Let me point out that in 30 seconds, I could download the video, rip the audio and have it up on a sharing site — or Youtube or the like — within another 60 seconds. Don’t you GET this? I could simply go and get it for free.

Yet here I was.

Here I was ready to give you some cash. To encourage your innovation and move to digital.

But no. I won’t be downloading it, I won’t be copying it illegally, I won’t be ripping it.

But there’s a million others that will be.

In fact I’m willing to bet that if I asked for it on Twitter, 10 people would send me a link to download within 10 seconds.

You simply don’t get it, do you? Digital demand finds a way.

And I feel better now.

And relax….

By Ewan

Ewan is Founder and Editor of Mobile Industry Review. He writes about a wide variety of industry issues and is usually active on Twitter most days. You can read more about him or reach him with these details.

29 replies on “Screw you, Empire Of The Sun and EMI. Screw you with bells on.”

But, don't you understand? If it is played for weeks on end on the radio, once it's released it will go STRAIGHT to the top of the “Hit Parade”.

No matter that it will disappear shortly after that. Everyone at EMI can congratulate themselves on having another “spontaneous” number 1.

Twunts, the lot of them

Yes, sometimes I will grab a pirate copy of an album to see what I think of it. Generally only when I can't find a site streaming previews of the tracks. Then, if there is enough good tracks I'll get the CD. If it's just one track I will hunt for a pay download of non DRM 320kbps mp3. If I can't get a high quality copy of the file to own, I'll just stick to the pirated one.
From what I see, this is the reality of many peoples attitude to the music industry big and small. I hope somebody from EMI reads this and actually understands that they're conceptually living in an age before the advent of CD burners.

Spot on with the non-live point. The only live radio I get is Radio 4 when doing the dishes or shaving. Otherwise it's podcasts / iTunes. And seeing as we don't own a TV (everything's iPlayer or DVD's) the only ads I ever see are the ones in subscription magazines. So unless you advertise in the Economist, Q, or online, you just can't reach me.

I freely admit to relying on Q/MOJo's 'Top 50' album lists for new music discovery. I pay them to filter, so I don't have to suffer commercial radio to discover the good oil.


“I hope somebody from EMI reads this and actually understands that they’re conceptually living in an age before the advent of CD burners.”

Especially when the album was released (maybe in Australia?) in October 2008!

The golden rule in marketing digital music is “if you can hear it, you can buy it”.
It’s surprising how many people are still clinging to the old models of promotion.

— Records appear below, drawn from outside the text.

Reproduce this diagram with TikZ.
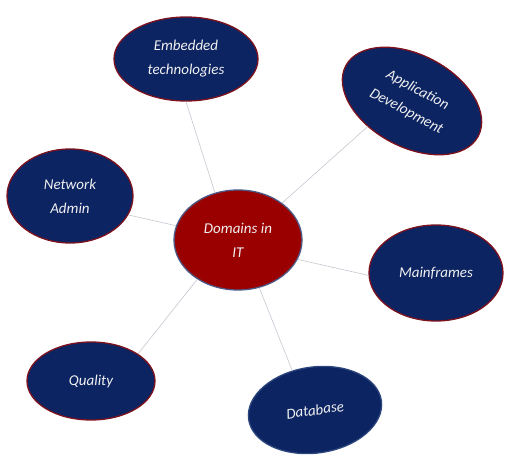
\documentclass[tikz,border=0pt]{standalone}
\usepackage{fontspec}
\setmainfont{Carlito}
\usetikzlibrary{shapes.geometric}
\definecolor{navy}{RGB}{12,36,98}
\definecolor{rimred}{RGB}{125,18,30}
\definecolor{domred}{RGB}{155,0,0}
\definecolor{domrim}{RGB}{75,90,135}
\definecolor{dbrim}{RGB}{45,70,125}
\definecolor{linkgray}{RGB}{195,200,208}
\definecolor{txt}{RGB}{240,240,240}
\tikzset{
  bubble/.style={ellipse, draw=rimred, line width=1.3pt, fill=navy, inner sep=0pt,
    text=txt, align=center, font=\fontsize{15}{24}\selectfont\itshape},
  hub/.style={bubble, fill=domred, draw=domrim},
  link/.style={draw=linkgray, line width=0.6pt}
}
\begin{document}
\begin{tikzpicture}[x=1pt,y=-1pt]
\useasboundingbox (0,0) rectangle (512,468);
\node[hub, minimum width=128pt, minimum height=100pt] (dom) at (238,240) {Domains in\\IT};
\node[bubble, minimum width=144pt, minimum height=84pt] (emb) at (186,59) {Embedded\\technologies};
\node[bubble, minimum width=150pt, minimum height=92pt, rotate=-28] (app) at (412,101) {Application\\Development};
\node[bubble, minimum width=126pt, minimum height=94pt] (net) at (70,196) {Network\\Admin};
\node[bubble, minimum width=134pt, minimum height=96pt] (mf) at (436,273) {Mainframes};
\node[bubble, minimum width=128pt, minimum height=78pt] (qual) at (91,381) {Quality};
\node[bubble, draw=dbrim, minimum width=134pt, minimum height=86pt, rotate=8] (db) at (315,410) {Database};
\begin{scope}[on background layer/.style={}]
\end{scope}
\draw[link] (emb.south) -- (dom.116);
\draw[link] (dom.40) -- (app.238);
\draw[link] (net.-18) -- (dom.167);
\draw[link] (dom.-18) -- (mf.182);
\draw[link] (qual.30) -- (dom.224);
\draw[link] (dom.-66) -- (db.112);
\end{tikzpicture}
\end{document}
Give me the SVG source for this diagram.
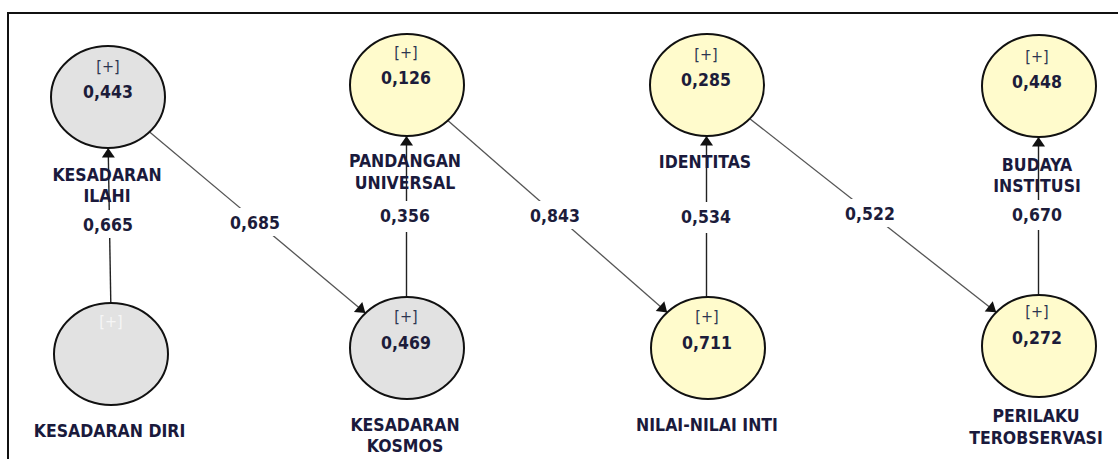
<svg xmlns="http://www.w3.org/2000/svg" width="1118" height="459" viewBox="0 0 1118 459">
<defs>
<style>
.frame{fill:none;stroke:#111;stroke-width:2}
.grey{fill:#e2e2e2;stroke:#111;stroke-width:2}
.yel{fill:#fffbcc;stroke:#111;stroke-width:2}
.plus{font-family:"DejaVu Sans Condensed","DejaVu Sans",sans-serif;font-size:16px;fill:#2c3550;text-anchor:middle}
.plusw{font-family:"DejaVu Sans Condensed","DejaVu Sans",sans-serif;font-size:16px;fill:#f6f6f6;text-anchor:middle}
.val{font-family:"DejaVu Sans Condensed","DejaVu Sans",sans-serif;font-size:17.5px;font-weight:bold;fill:#1c1c3a;text-anchor:middle}
.lbl{font-family:"DejaVu Sans Condensed","DejaVu Sans",sans-serif;font-size:17.5px;font-weight:bold;fill:#1a1a3c;text-anchor:middle}
.vl{stroke:#222;stroke-width:1.4;fill:none}
.dl{stroke:#555;stroke-width:1.3;fill:none}
.bg{fill:#fff}
</style>
<marker id="ah" markerUnits="userSpaceOnUse" markerWidth="16" markerHeight="16" viewBox="-11 -8 12 16" refX="0" refY="0" orient="auto">
<path d="M0,0 L-9.5,-6.5 L-9.5,6.5 Z" fill="#111"/>
</marker>
</defs>
<rect width="1118" height="459" fill="#fff"/>
<path class="frame" d="M8,459 V13 H1118"/>

<g id="connectors">
<line class="vl" x1="110.8" y1="303" x2="108.2" y2="148" marker-end="url(#ah)"/>
<line class="dl" x1="149.6" y1="131.9" x2="365.4" y2="313.1" marker-end="url(#ah)"/>
<line class="vl" x1="406.5" y1="297" x2="406.5" y2="136" marker-end="url(#ah)"/>
<line class="dl" x1="447.8" y1="120.6" x2="667.2" y2="312.4" marker-end="url(#ah)"/>
<line class="vl" x1="706.5" y1="297" x2="706.5" y2="136" marker-end="url(#ah)"/>
<line class="dl" x1="749.8" y1="118.7" x2="996.2" y2="312.3" marker-end="url(#ah)"/>
<line class="vl" x1="1038.5" y1="295" x2="1038.5" y2="137" marker-end="url(#ah)"/>
<g id="edge-labels">
<rect class="bg" x="80" y="210" width="56" height="28"/>
<text class="val" x="108" y="231">0,665</text>
<rect class="bg" x="227" y="208" width="56" height="28"/>
<text class="val" x="255" y="229">0,685</text>
<rect class="bg" x="377" y="201" width="56" height="31"/>
<text class="val" x="405" y="222">0,356</text>
<rect class="bg" x="527" y="201" width="56" height="28"/>
<text class="val" x="555" y="221.5">0,843</text>
<rect class="bg" x="678" y="202" width="56" height="31"/>
<text class="val" x="706" y="222.5">0,534</text>
<rect class="bg" x="842" y="199" width="56" height="28"/>
<text class="val" x="870" y="220">0,522</text>
<rect class="bg" x="1009" y="200" width="56" height="30"/>
<text class="val" x="1037" y="221">0,670</text>
</g>
</g>

<g id="kesadaran-ilahi">
<ellipse class="grey" cx="108" cy="97" rx="57" ry="51"/>
<text class="plus" x="108" y="72">[+]</text>
<text class="val" x="108" y="98">0,443</text>
<text class="lbl" x="107" y="181">KESADARAN</text>
<text class="lbl" x="107" y="202">ILAHI</text>
</g>

<g id="kesadaran-diri">
<ellipse class="grey" cx="111" cy="354" rx="57" ry="51"/>
<text class="plusw" x="111" y="327">[+]</text>
<text class="lbl" x="109.5" y="437">KESADARAN DIRI</text>
</g>

<g id="pandangan-universal">
<ellipse class="yel" cx="407" cy="85" rx="57" ry="51"/>
<text class="plus" x="406" y="58">[+]</text>
<text class="val" x="406" y="84">0,126</text>
<text class="lbl" x="405" y="167">PANDANGAN</text>
<text class="lbl" x="405" y="189">UNIVERSAL</text>
</g>

<g id="kesadaran-kosmos">
<ellipse class="grey" cx="407" cy="348" rx="57" ry="51"/>
<text class="plus" x="406" y="322">[+]</text>
<text class="val" x="406" y="348.5">0,469</text>
<text class="lbl" x="405" y="431">KESADARAN</text>
<text class="lbl" x="405" y="452">KOSMOS</text>
</g>

<g id="identitas">
<ellipse class="yel" cx="707" cy="85" rx="57" ry="51"/>
<text class="plus" x="706" y="60">[+]</text>
<text class="val" x="706" y="86">0,285</text>
<text class="lbl" x="705" y="168">IDENTITAS</text>
</g>

<g id="nilai-nilai-inti">
<ellipse class="yel" cx="708" cy="348" rx="57" ry="51"/>
<text class="plus" x="707" y="322">[+]</text>
<text class="val" x="707" y="348.5">0,711</text>
<text class="lbl" x="707" y="431">NILAI-NILAI INTI</text>
</g>

<g id="budaya-institusi">
<ellipse class="yel" cx="1039" cy="86" rx="57" ry="51"/>
<text class="plus" x="1037" y="61.5">[+]</text>
<text class="val" x="1037" y="87.5">0,448</text>
<text class="lbl" x="1037" y="171">BUDAYA</text>
<text class="lbl" x="1037" y="192">INSTITUSI</text>
</g>

<g id="perilaku-terobservasi">
<ellipse class="yel" cx="1039" cy="346" rx="57" ry="51"/>
<text class="plus" x="1037" y="317">[+]</text>
<text class="val" x="1037" y="344">0,272</text>
<text class="lbl" x="1036" y="422">PERILAKU</text>
<text class="lbl" x="1036" y="444">TEROBSERVASI</text>
</g>
</svg>
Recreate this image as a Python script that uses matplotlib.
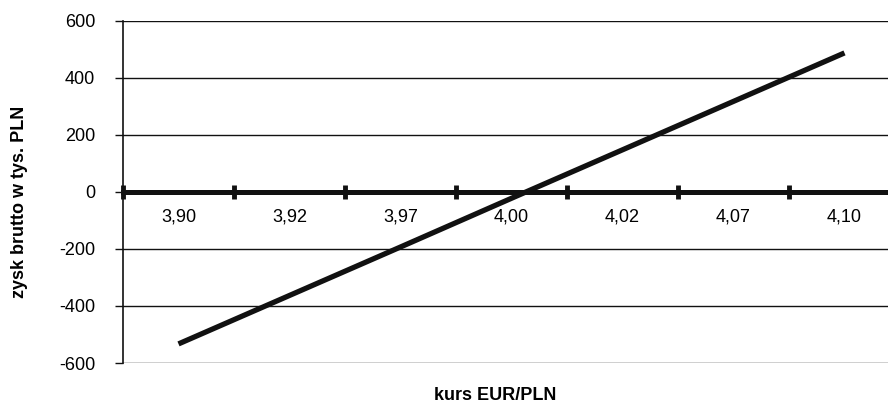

Why wait? Because otherwise you and the rest of the early adopter crew will be screaming about crap software, slow OS, no apps, blah-de-blah. There's a fine balance between releasing a handset too early when the software isn't ready, and releasing it too late when the software's perfect but the competition have been in the market for ages. Hence the very good S60 firmware update system. Similarly the phone needs to be announced early when the hardware's ready so that people say “I'm want one of those” and wait, and don't go and buy a competitor's product in the meantime cos they think Nokia's got nothing on the cards. Simple 🙂

geez man don't blame the band or anything (u stiff them in the headline).

who said the delay was about 'building anticipation'?

Surely this is a straightforward case of a record Co being underprepared for the band to take off outside australia so quickly (its being released in a week or so…geez have a cry about 7days man).